Searching for Hans Uszkoreit, we can find his curriculum vitae: Uszkoreit studied Linguistics and Computer Science at the Technical University of Berlin from 1973 to 1977 and the University of Texas at Austin from 1977 to 1981. During this time he also worked as a research associate in a large machine translation project at the Linguistics Research Center. He received the Ph. D. (Doctor in Philosophy) in linguistics from University of Texas in 1984. From 1982 until 1986, he worked as a computer scientist at the Artificial Intelligence Center of SRI International in Menlo Park, Ca. During this time he was also affiliated with the Center for the Study of Language and Information at Stanford University as a senior researcher and later as a project leader. In 1986 he spent six months in Stuttgart on an IBM (International Business Machines Corporation) Research Fellowship at the Science Division of IBM Germany. In December 1986 he returned to Sttutgart to work for IBM Germany as a project leader in the project LILOG (Linguistic and Logical Methods for the Understanding of German Texts). During this time, he also taught at the University of Stuttgart.
Among all his relevant publications and projects we can quote here some of them:

  • Uszkoreit, H. (2007) Methods and Applications for Relation Detection. In: Proceedings of the Third IEEE International Conference on Natural Language Processing and Knowledge Engineering, Beijing, 2007.
  • Uszkoreit, H., F. Xu, J. Steffen and I. Aslan (2006) The pragmatic combination of different cross-lingual resources for multilingual information services In Proceedings of LREC 2006, Genova, Italy, May, 2006.
  • Uszkoreit, H. (2000): Sprache und Sprachtechnologie bei der Strukturierung digitalen Wissens. In: W. Kallmeyer (Ed.) Sprache in neuen Medien, Institut für Deutsche Sprache, Jahrbuch 1999, De Gruyter, Berlin.

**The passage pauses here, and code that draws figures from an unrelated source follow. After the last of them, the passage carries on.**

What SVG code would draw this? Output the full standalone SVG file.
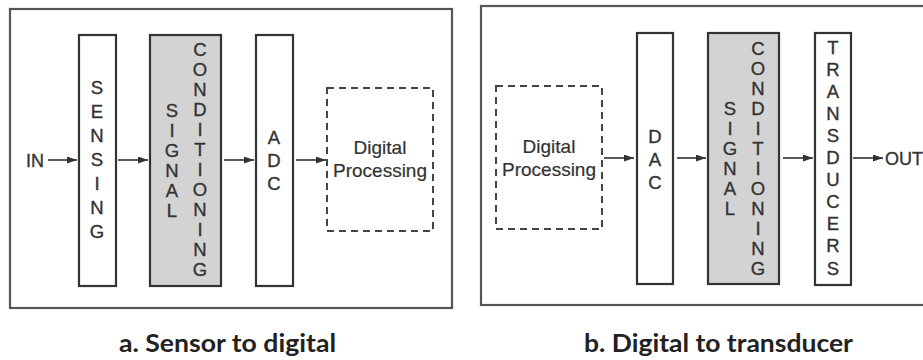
<svg xmlns="http://www.w3.org/2000/svg" width="923" height="360" viewBox="0 0 923 360">
<style>
.panel{fill:#fff;stroke:#555;stroke-width:2.2}
.blk{fill:#fff;stroke:#333;stroke-width:2.2}
.gray{fill:#d3d3d3;stroke:#333;stroke-width:2.2}
.dash{fill:none;stroke:#444;stroke-width:2;stroke-dasharray:7 5}
.lt{font-family:"Liberation Sans",Arial,sans-serif;font-size:18.5px;fill:#333;stroke:#333;stroke-width:0.35;text-anchor:middle}
.lbl{font-family:"Liberation Sans",Arial,sans-serif;font-size:18px;fill:#333;stroke:#333;stroke-width:0.35}
.dp{font-family:"Liberation Sans",Arial,sans-serif;font-size:19px;fill:#333;stroke:#333;stroke-width:0.2;text-anchor:middle}
.cap{font-family:"Lato","Open Sans",sans-serif;font-size:24px;font-weight:bold;fill:#222}
.conn line{stroke:#333;stroke-width:1.6;marker-end:url(#ah)}
</style>
<defs>
<marker id="ah" markerUnits="userSpaceOnUse" markerWidth="11" markerHeight="8" refX="10" refY="3.5" orient="auto">
<path d="M0,0 L10,3.5 L0,7 z" fill="#333"/>
</marker>
</defs>
<rect x="0" y="0" width="923" height="360" fill="#fff"/>
<g id="panelA">
<rect class="panel" x="10" y="9" width="442" height="299"/>
</g>
<g id="panelB">
<rect class="panel" x="481" y="6" width="460" height="299"/>
</g>

<!-- Panel a -->
<g id="in"><text class="lbl" x="26" y="166.5">IN</text></g>
<g id="sensing">
<rect class="blk" x="79" y="35" width="37" height="251"/>
<text class="lt"><tspan x="97" y="93.5">S</tspan><tspan x="97" y="117.5">E</tspan><tspan x="97" y="141.5">N</tspan><tspan x="97" y="165.5">S</tspan><tspan x="97" y="189.5">I</tspan><tspan x="97" y="213.5">N</tspan><tspan x="97" y="237.5">G</tspan></text>
</g>
<g id="sigcondA">
<rect class="gray" x="150" y="35" width="71" height="251"/>
<text class="lt"><tspan x="172" y="116.5">S</tspan><tspan x="172" y="136.5">I</tspan><tspan x="172" y="156.5">G</tspan><tspan x="172" y="176.5">N</tspan><tspan x="172" y="196.5">A</tspan><tspan x="172" y="216.5">L</tspan></text>
<text class="lt"><tspan x="200" y="55.5">C</tspan><tspan x="200" y="75.5">O</tspan><tspan x="200" y="95.5">N</tspan><tspan x="200" y="115.5">D</tspan><tspan x="200" y="135.5">I</tspan><tspan x="200" y="155.5">T</tspan><tspan x="200" y="175.5">I</tspan><tspan x="200" y="195.5">O</tspan><tspan x="200" y="215.5">N</tspan><tspan x="200" y="235.5">I</tspan><tspan x="200" y="255.5">N</tspan><tspan x="200" y="275.5">G</tspan></text>
</g>
<g id="adc">
<rect class="blk" x="256" y="35" width="37" height="251"/>
<text class="lt"><tspan x="274" y="143.5">A</tspan><tspan x="274" y="166.5">D</tspan><tspan x="274" y="189.5">C</tspan></text>
</g>
<g id="dpA">
<rect class="dash" x="327" y="88" width="106" height="143"/>
<text class="dp"><tspan x="380" y="154">Digital</tspan><tspan x="380" y="177">Processing</tspan></text>
</g>

<!-- Panel b -->
<g id="dpB">
<rect class="dash" x="496" y="86" width="106" height="143"/>
<text class="dp"><tspan x="549" y="153">Digital</tspan><tspan x="549" y="176">Processing</tspan></text>
</g>
<g id="dac">
<rect class="blk" x="637" y="33" width="36" height="251"/>
<text class="lt"><tspan x="655" y="142.5">D</tspan><tspan x="655" y="165.5">A</tspan><tspan x="655" y="188.5">C</tspan></text>
</g>
<g id="sigcondB">
<rect class="gray" x="708" y="33" width="71" height="251"/>
<text class="lt"><tspan x="730" y="114.5">S</tspan><tspan x="730" y="134.5">I</tspan><tspan x="730" y="154.5">G</tspan><tspan x="730" y="174.5">N</tspan><tspan x="730" y="194.5">A</tspan><tspan x="730" y="214.5">L</tspan></text>
<text class="lt"><tspan x="758" y="54.5">C</tspan><tspan x="758" y="74.5">O</tspan><tspan x="758" y="94.5">N</tspan><tspan x="758" y="114.5">D</tspan><tspan x="758" y="134.5">I</tspan><tspan x="758" y="154.5">T</tspan><tspan x="758" y="174.5">I</tspan><tspan x="758" y="194.5">O</tspan><tspan x="758" y="214.5">N</tspan><tspan x="758" y="234.5">I</tspan><tspan x="758" y="254.5">N</tspan><tspan x="758" y="274.5">G</tspan></text>
</g>
<g id="transducers">
<rect class="blk" x="815" y="33" width="36" height="252"/>
<text class="lt"><tspan x="833" y="53.5">T</tspan><tspan x="833" y="75.6">R</tspan><tspan x="833" y="97.7">A</tspan><tspan x="833" y="119.8">N</tspan><tspan x="833" y="141.9">S</tspan><tspan x="833" y="164">D</tspan><tspan x="833" y="186.1">U</tspan><tspan x="833" y="208.2">C</tspan><tspan x="833" y="230.3">E</tspan><tspan x="833" y="252.4">R</tspan><tspan x="833" y="274.5">S</tspan></text>
</g>
<g id="out"><text class="lbl" x="885" y="164.5">OUT</text></g>

<g id="connectors" class="conn">
<line x1="48" y1="160" x2="77" y2="160"/>
<line x1="118" y1="160" x2="148" y2="160"/>
<line x1="224" y1="160" x2="254" y2="160"/>
<line x1="296" y1="160" x2="326" y2="160"/>
<line x1="604" y1="158" x2="634" y2="158"/>
<line x1="677" y1="158" x2="706" y2="158"/>
<line x1="783" y1="158" x2="813" y2="158"/>
<line x1="853" y1="158" x2="883" y2="158"/>
</g>

<text class="cap" x="119" y="352" textLength="217" lengthAdjust="spacingAndGlyphs">a. Sensor to digital</text>
<text class="cap" x="584" y="352" textLength="269" lengthAdjust="spacingAndGlyphs">b. Digital to transducer</text>
</svg>
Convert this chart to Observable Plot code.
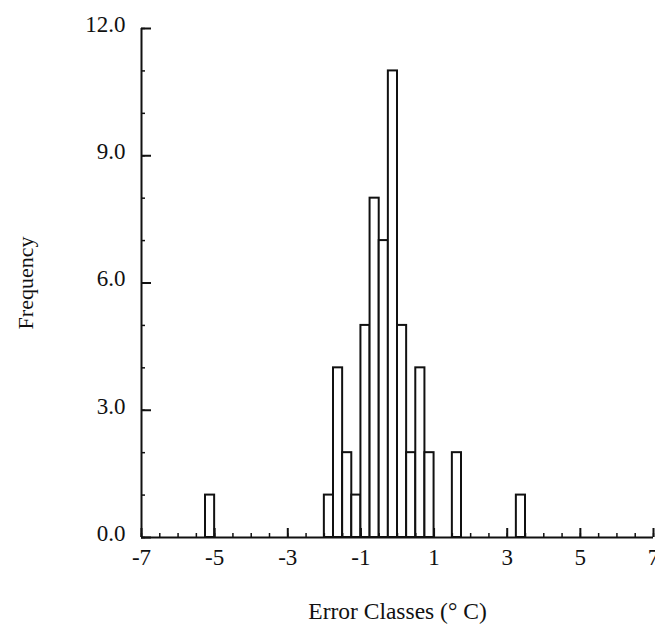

  • Uszkoreit, H. (1999): Sprachtechnologie für die Wissensgesellschaft: Herausforderungen und Chancen für die Computerlinguistik und die theoretische Sprachwissenschaft. In: F. Meyer-Krahmer und S. Lange (Eds.), Geisteswissenschaften und Innovationen, Physica Verlag.
  • Uszkoreit, H. (1998): Cross-Lingual Information Retrieval: From Naive Concepts to Realistic Applications. In: Language Technology in Multimedia Information Retrieval, Proceedings of the14th Twente Workshop on Language Technology.